In 1992, the World Competitiveness Report again highlights the importance of focusing on implementation.   Without denying the crucial role played by technology or market driven competitiveness, the fact is that, in a period of difficult economic conditions, countries and enterprises which are process driven - that is, implement well - are in a superior position to those which do not use this approach.



The World Competitiveness Report also stresses the role of the so-called “softer side” of competitiveness, which is defined as follows. The easily measurable hard •facts underlying the competitive performance of a country—such as GDP, growth, balance of trade SOFT and inflation—must be taken in perspective with less easily measurable softer facts—such as motivation, education, attitudes and values.

The softer side of competitiveness reflects the shift towards a knowledge-based economy. In the industrialized world today, only 15% of the active population physically touches a product. The other 85% are adding value through the creation, the management and the transfer of information. As a result, the human dimension of competitiveness has become a key success factor in a modern economy.

This human dimension of competitiveness is characterized by the longer time lag needed to reverse trends.  For example, the first results of reforming the education system in many Western economies, especially at the secondary school level, will probably only be seen in a generation, that is 20 years.  Meanwhile, the economy will be starving from a lack of badly needed skills.  Consequently enterprises will have to invest heavily in their own education programmes.

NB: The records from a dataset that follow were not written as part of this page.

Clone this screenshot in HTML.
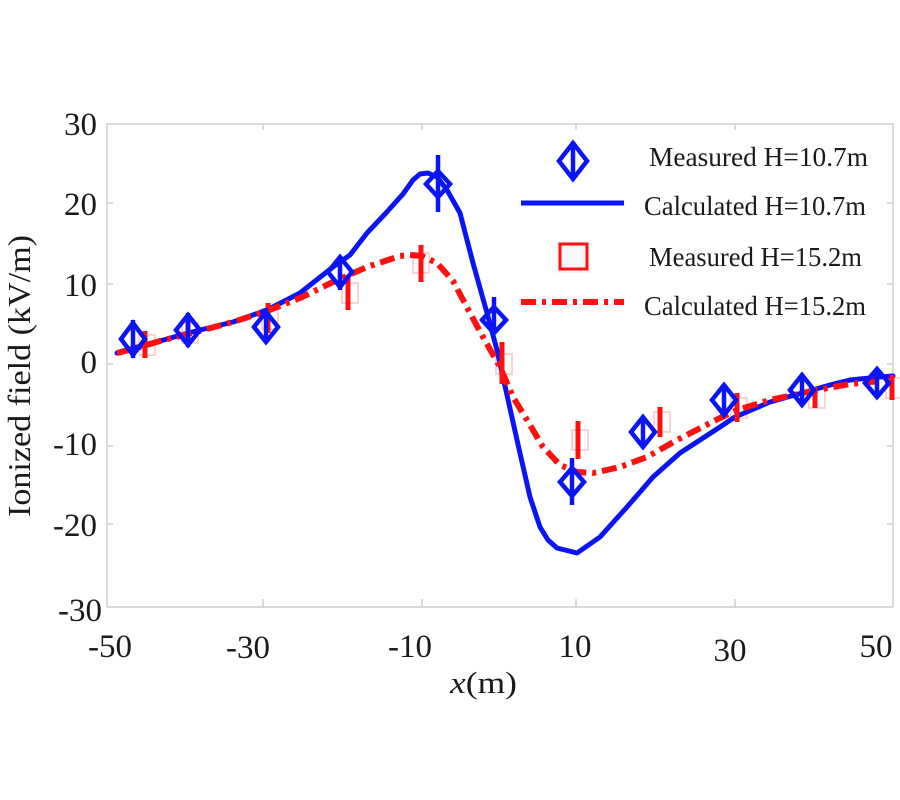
<!DOCTYPE html>
<html><head><meta charset="utf-8"><style>
html,body{margin:0;padding:0;background:#fff;}
svg{display:block;}
text{font-family:"Liberation Serif","Times New Roman",serif;fill:#1a1a1a;}
</style></head><body>
<svg width="900" height="800" viewBox="0 0 900 800" xmlns="http://www.w3.org/2000/svg">
<rect x="0" y="0" width="900" height="800" fill="#fff"/>
<!-- frame -->
<rect x="107" y="124" width="786" height="483" fill="none" stroke="#cfcfcf" stroke-width="1.5"/>
<g stroke="#cfcfcf" stroke-width="1.5">
<line x1="263" y1="124" x2="263" y2="130"/><line x1="422" y1="124" x2="422" y2="130"/><line x1="576" y1="124" x2="576" y2="130"/><line x1="735" y1="124" x2="735" y2="130"/>
<line x1="263" y1="607" x2="263" y2="599"/><line x1="422" y1="607" x2="422" y2="599"/><line x1="576" y1="607" x2="576" y2="599"/><line x1="735" y1="607" x2="735" y2="599"/>
<line x1="107" y1="203" x2="113" y2="203"/><line x1="107" y1="284" x2="113" y2="284"/><line x1="107" y1="364" x2="113" y2="364"/><line x1="107" y1="446" x2="113" y2="446"/><line x1="107" y1="524" x2="113" y2="524"/>
<line x1="893" y1="203" x2="887" y2="203"/><line x1="893" y1="284" x2="887" y2="284"/><line x1="893" y1="364" x2="887" y2="364"/><line x1="893" y1="446" x2="887" y2="446"/><line x1="893" y1="524" x2="887" y2="524"/>
</g>
<!-- y tick labels -->
<g font-size="33" text-anchor="end">
<text x="97" y="135">30</text>
<text x="97" y="215">20</text>
<text x="97" y="296">10</text>
<text x="97" y="373">0</text>
<text x="97" y="455">-10</text>
<text x="97" y="536">-20</text>
<text x="102" y="621">-30</text>
</g>
<!-- x tick labels -->
<g font-size="33" text-anchor="middle">
<text x="110" y="657">-50</text>
<text x="248" y="658">-30</text>
<text x="410" y="657">-10</text>
<text x="575" y="657">10</text>
<text x="730" y="661">30</text>
<text x="876" y="657">50</text>
</g>
<text x="450" y="693" font-size="31" textLength="67" lengthAdjust="spacingAndGlyphs"><tspan font-style="italic">x</tspan>(m)</text>
<text transform="translate(30,517) rotate(-90)" font-size="32" textLength="282" lengthAdjust="spacingAndGlyphs">Ionized field (kV/m)</text>

<!-- faint red squares -->
<g fill="none" stroke="#fbd3d3" stroke-width="2">
<rect x="139" y="335" width="16" height="20"/>
<rect x="182" y="323" width="16" height="20"/>
<rect x="262" y="309" width="16" height="20"/>
<rect x="342" y="283" width="16" height="20"/>
<rect x="413" y="253" width="16" height="20"/>
<rect x="496" y="354" width="16" height="20"/>
<rect x="572" y="430" width="16" height="20"/>
<rect x="654" y="412" width="16" height="20"/>
<rect x="731" y="398" width="16" height="20"/>
<rect x="809" y="388" width="16" height="20"/>
<rect x="886" y="378" width="16" height="20"/>
</g>

<!-- blue calculated -->
<polyline fill="none" stroke="#0a14f5" stroke-width="5" stroke-linejoin="round" stroke-linecap="round"
points="117,353 133,348 160,341 188,333 233,322 267,310 300,293 333,267 350,255 367,233 385,214 403,194 413,180 420,174 428,173 437,177 447,190 460,213 473,263 487,313 497,350 507,395 517,440 530,497 540,527 548,540 557,548 577,553 600,537 627,507 653,477 680,453 720,427 735,417 770,402 802,393 830,385 850,380 880,377 893,376"/>

<!-- red calculated -->
<polyline fill="none" stroke="#ff1010" stroke-width="6" stroke-dasharray="15 6 4 6" stroke-linejoin="round"
points="117,353 133,349 160,341 188,334 233,322 267,311 300,298 333,282 367,267 400,256 410,255 422,256 437,263 453,281 470,313 483,337 500,367 513,397 527,420 543,447 560,465 577,472 593,473 620,467 647,457 677,440 720,418 737,410 770,400 817,390 850,384 893,380"/>

<!-- red error bars -->
<g stroke="#ff1010" stroke-width="5">
<line x1="145" y1="331" x2="145" y2="358"/>
<line x1="188" y1="320" x2="188" y2="346"/>
<line x1="268" y1="303" x2="268" y2="333"/>
<line x1="348" y1="275" x2="348" y2="310"/>
<line x1="421" y1="245" x2="421" y2="282"/>
<line x1="502" y1="342" x2="502" y2="384"/>
<line x1="578" y1="421" x2="578" y2="459"/>
<line x1="660" y1="407" x2="660" y2="437"/>
<line x1="737" y1="393" x2="737" y2="422"/>
<line x1="815" y1="387" x2="815" y2="408"/>
<line x1="892" y1="375" x2="892" y2="400"/>
</g>

<!-- blue measured diamonds -->
<g fill="none" stroke="#0a14f5" stroke-width="4.5">
<polygon points="133,323 145,339 133,355 121,339"/><line x1="133" y1="320" x2="133" y2="358"/>
<polygon points="188,315 200,330 188,345 176,330"/><line x1="188" y1="313" x2="188" y2="347"/>
<polygon points="266,312 278,327 266,342 254,327"/><line x1="266" y1="308" x2="266" y2="342"/>
<polygon points="340,257 352,272 340,287 328,272"/><line x1="340" y1="256" x2="340" y2="290"/>
<polygon points="438,171 450,184 438,197 426,184"/><line x1="438" y1="155" x2="438" y2="212"/>
<polygon points="494,307 506,320 494,333 482,320"/><line x1="494" y1="297" x2="494" y2="334"/>
<polygon points="572,468 584,482 572,496 560,482"/><line x1="572" y1="458" x2="572" y2="505"/>
<polygon points="643,417 655,432 643,447 631,432"/><line x1="643" y1="417" x2="643" y2="447"/>
<polygon points="724,385 736,400 724,415 712,400"/><line x1="724" y1="385" x2="724" y2="415"/>
<polygon points="802,375 814,390 802,405 790,390"/><line x1="802" y1="375" x2="802" y2="405"/>
<polygon points="877,369 889,383 877,397 865,383"/><line x1="877" y1="369" x2="877" y2="397"/>
</g>

<!-- legend -->
<g fill="none" stroke="#0a14f5" stroke-width="4.5">
<polygon points="573,143 587,161 573,179 559,161"/><line x1="573" y1="142" x2="573" y2="180"/>
<line x1="521" y1="203" x2="624" y2="203" stroke-width="5"/>
</g>
<rect x="556" y="241" width="34" height="32" fill="#f2f4f9" stroke="none" opacity="0.8"/>
<rect x="560" y="244" width="27" height="25" fill="#f6f7fb" stroke="#ff1010" stroke-width="3"/>
<line x1="521" y1="302" x2="624" y2="302" stroke="#ff1010" stroke-width="6" stroke-dasharray="15 6 4 6"/>
<g font-size="27">
<text x="649" y="166" textLength="219" lengthAdjust="spacingAndGlyphs">Measured  H=10.7m</text>
<text x="644" y="215" textLength="222" lengthAdjust="spacingAndGlyphs">Calculated H=10.7m</text>
<text x="649" y="266" textLength="213" lengthAdjust="spacingAndGlyphs">Measured H=15.2m</text>
<text x="644" y="315" textLength="222" lengthAdjust="spacingAndGlyphs">Calculated H=15.2m</text>
</g>
</svg>
</body></html>
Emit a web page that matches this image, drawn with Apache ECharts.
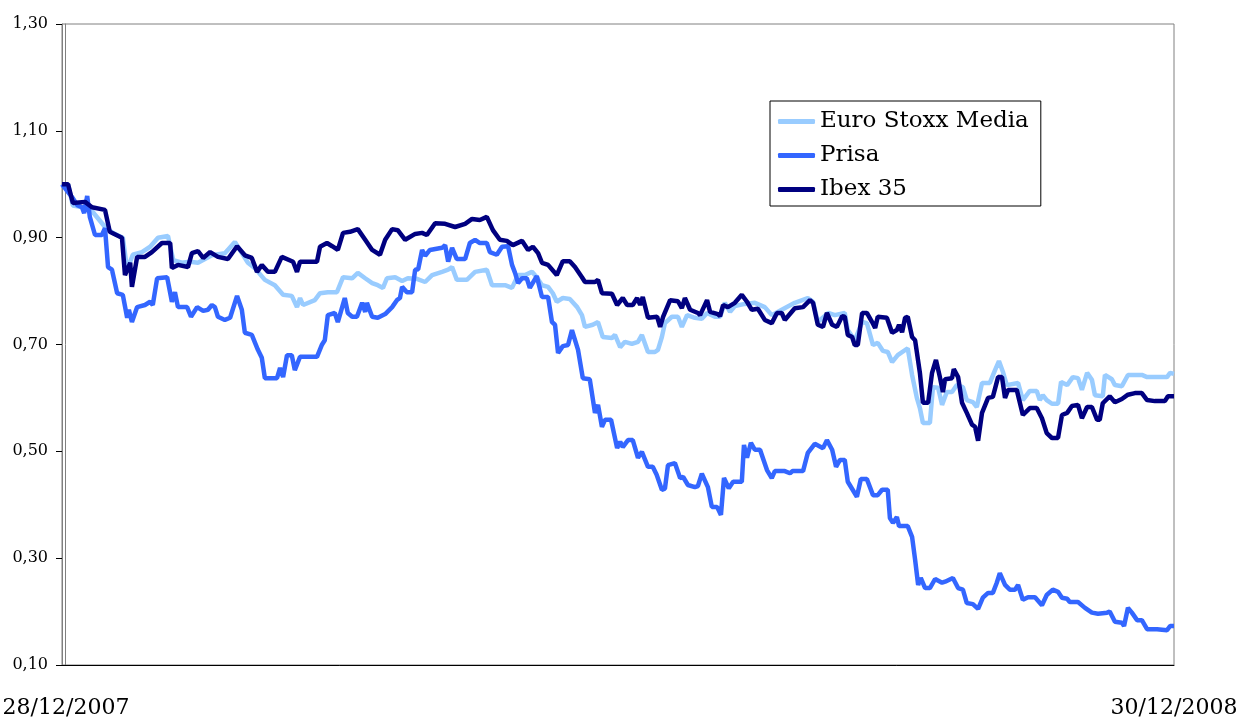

The softer side of competitiveness revolves around the relationship between competitiveness and values.  It has been demonstrated in the past that having a set of collective values based on hard work, as found in Confucian or Calvinistic societies, is more conducive to competitiveness than following individual values as some other societies do.  In looking back over the years, it is evident that values tend to evolve as countries reach different stages of their economic and cultural development.  Four identifiable stages exist: Hard Work, Wealth, Social Participation and Self Achievement. They describe the key motivation of a society.  Korea, where the average working week is 54 hours, is still in the hard work phase.  Singapore is in the next stage - wealth; although people are still working hard, they pay more attention to increasing their revenues.  Japan is now entering the following phase, where participation in decision-making becomes predominant.  Finally, Europe and the United States have reached a stage of development where individual values, especially self achievement, have replaced collective values.  It is interesting to note the Europe was in phase 1 (Hard Work) at the beginning of the century, entered phase (Wealth) after the war, the phase 3 (Social Participation) the end of the 1960’s. However there is no return on the curve.  For example, it would be hard to convince Western employee that they should resume a 54 hour working week because today their enterprise compete with Korea...

            This chart [not included] shows how competitiveness is linked attitudes and values. For example, the current pressure in Japan to reform the political system and enforce more ethical behavior in business can be explained by that society’s slow evolution towards more individual values.  In 1992, World Competitiveness is more than ever a balancing act.  To succeed, it needs the combination of two rather different approaches: on the one hand, a superior performance in the implementation process to ensure that things are done right, on the other hand, a unique sensitivity to the expectations of a changing world, where individualism and imagination play a bigger role.  Consequently, the competitive leader of the 90’s will really have to make full use of both sides of his brain.